Skip to main content

Embeddings

The embed module provides embedding functionality using the Nomic Embedding API.

Text Embeddings

embed.text generates embeddings for a list of texts.

from nomic import embed

output = embed.text(
texts=['Nomic Embedding API', '#keepAIOpen'],
model='nomic-embed-text-v1.5',
task_type='search_document',
)

print(output)

Output:

{'embeddings': [
[0.008766174, 0.014785767, -0.13134766, ...],
[0.017822266, 0.018585205, -0.12683105, ...]],
'inference_mode': 'remote',
'model': 'nomic-embed-text-v1.5',
'usage': {'prompt_tokens': 10, 'total_tokens': 10}}

Resizable Dimensionality

Some models support a resizable output dimension for a small trade-off in performance.

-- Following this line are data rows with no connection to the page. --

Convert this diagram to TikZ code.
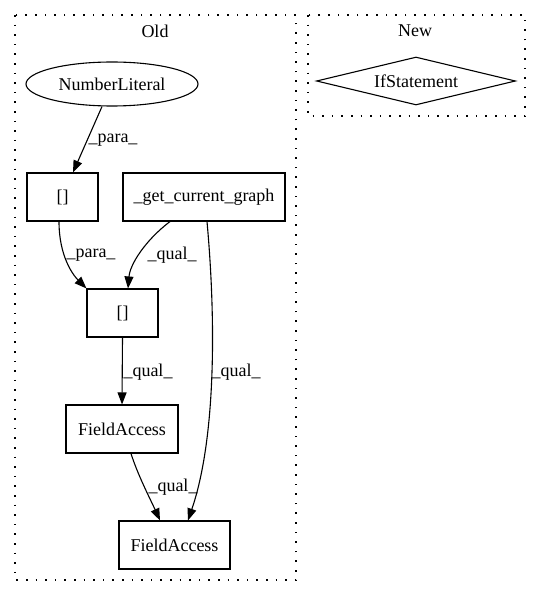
\documentclass[tikz,border=0pt]{standalone}
\usepackage{fontspec}
\setmainfont{Liberation Serif}
\usepackage{tikz}
\usetikzlibrary{arrows.meta}
\usetikzlibrary{shapes.geometric}
\tikzset{
  every node/.style={font=\fontsize{18}{21}\selectfont},
  opbox/.style={draw, line width=1.1pt, rectangle, minimum height=48pt, inner sep=0pt},
  cluster/.style={line width=1.3pt, dash pattern=on 1.6pt off 8pt},
  edge/.style={line width=1.1pt, -{Triangle[length=12pt,width=9pt]}},
  lbl/.style={inner sep=0pt}
}

\begin{document}
\begin{tikzpicture}[x=1pt,y=-1pt]
  \useasboundingbox (0,0) rectangle (541,596);
  %% clusters
  \draw[cluster] (15,15) rectangle (296,580);
  \node (oldlabel) at (155,31) {Old};
  \draw[cluster] (308,15) rectangle (525,116);
  \node (newlabel) at (415,31) {New};
  %% nodes
  \node[draw, line width=1.1pt, ellipse, minimum width=172pt, minimum height=44pt, inner sep=0pt] (lit) at (112,84) {NumberLiteral};
  \node[draw, line width=1.1pt, diamond, aspect=4.1, minimum width=199pt, minimum height=48pt, inner sep=0pt] (ifstmt) at (416,81) {IfStatement};
  \node[opbox, minimum width=71pt] (idxa) at (62.5,197) {[]};
  \node[opbox, minimum width=162pt] (getgraph) at (204,197) {\_get\_current\_graph};
  \node[opbox, minimum width=71pt] (idxb) at (122.5,313) {[]};
  \node[opbox, minimum width=112pt] (fielda) at (122,429) {FieldAccess};
  \node[opbox, minimum width=111pt] (fieldb) at (174.5,545) {FieldAccess};
  %% edges
  \draw[edge] ([xshift=-10pt]lit.south) -- ([xshift=10.5pt]idxa.north);
  \draw[edge] ([xshift=-3.5pt]idxa.south) .. controls +(0,34) and +(-14,-14) .. (idxb.north west);
  \draw[edge] ([xshift=-34pt]getgraph.south) .. controls +(-25,19) and +(2,-24) .. ([xshift=5.5pt]idxb.north);
  \draw[edge] ([xshift=3pt]getgraph.south) .. controls +(9,99) and +(28,-82) .. ([xshift=13.5pt]fieldb.north);
  \draw[edge] (idxb.south) -- (fielda.north);
  \draw[edge] ([xshift=9pt]fielda.south) .. controls +(7,22) and +(-10,-22) .. ([xshift=-14.5pt]fieldb.north);
  %% edge labels
  \node[lbl] (paraa) at (113,140) {\_para\_};
  \node[lbl] (parab) at (91,255) {\_para\_};
  \node[lbl] (quala) at (172,255) {\_qual\_};
  \node[lbl] (qualb) at (148,372) {\_qual\_};
  \node[lbl] (qualc) at (236,372) {\_qual\_};
  \node[lbl] (quald) at (173,487) {\_qual\_};
\end{tikzpicture}
\end{document}
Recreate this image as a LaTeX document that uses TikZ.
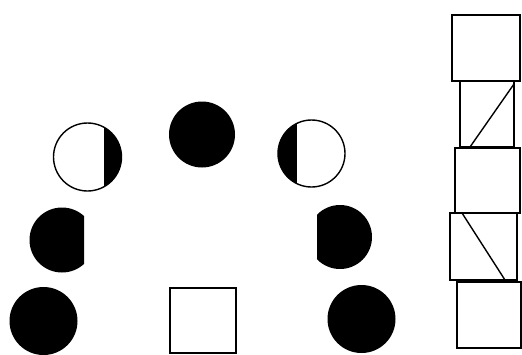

Specify a dimensionality to control the embedding size.

output = embed.text(
texts=['Nomic Embedding API', '#keepAIOpen'],
model='nomic-embed-text-v1.5',
task_type='search_document',
dimensionality=512,
)

Local Inference

Use inference_mode='local' to generate embeddings directly on the local machine with GPT4All.

output = embed.text(
texts=['Nomic Embedding API', '#keepAIOpen'],
model='nomic-embed-text-v1.5',
task_type='search_document',
inference_mode='local',
)

Dynamic Local Inference

Use inference_mode='dynamic' to automatically select an inference mode based on the size of the input. Larger inputs will be sent to the Nomic Embedding API.

output = embed.text(
texts=['Nomic Embedding API', '#keepAIOpen'],
model='nomic-embed-text-v1.5',
task_type='search_document',
inference_mode='dynamic',
)

Selecting a Device

The device parameter of embed.text allows you to use a different device for local inference. By default, the CPU is used on Windows and Linux, while the Metal backend is used on Apple Silicon. See the GPT4All documentation for more information.

output = embed.text(
texts=['Nomic Embedding API', '#keepAIOpen'],
model='nomic-embed-text-v1.5',
task_type='search_document',
inference_mode='local',
device='gpu',
)

API Reference

embed.text

def text(texts: list[str],
*,
model: str = "nomic-embed-text-v1",
task_type: str = "search_document",
dimensionality: int | None = None,
long_text_mode: str = "truncate",
inference_mode: str = "remote",
device: str | None = None,
**kwargs: Any) -> dict[str, Any]

Generates embeddings for the given text.

Arguments:

  • texts - The text to embed.
  • model - The model to use when embedding.
  • task_type - The task type to use when embedding. One of search_query, search_document, classification, clustering.
  • dimensionality - The embedding dimension, for use with Matryoshka-capable models. Defaults to full-size.
  • long_text_mode - How to handle texts longer than the model can accept. One of mean or truncate.
  • inference_mode - How to generate embeddings. One of remote, local (Embed4All), or dynamic (automatic). Defaults to remote.
  • device - The device to use for local embeddings. Defaults to CPU, or Metal on Apple Silicon. It can be set to:
    • "gpu": Use the best available GPU.
    • "amd", "nvidia": Use the best available GPU from the specified vendor.
    • A specific device name from the output of GPT4All.list_gpus()
  • kwargs - Remaining arguments are passed to the Embed4All contructor.

Returns:

A dict containing your embeddings and request metadata

embed.free_embedding_model

def free_embedding_model() -> None

Free the current Embed4All instance and its associated system resources.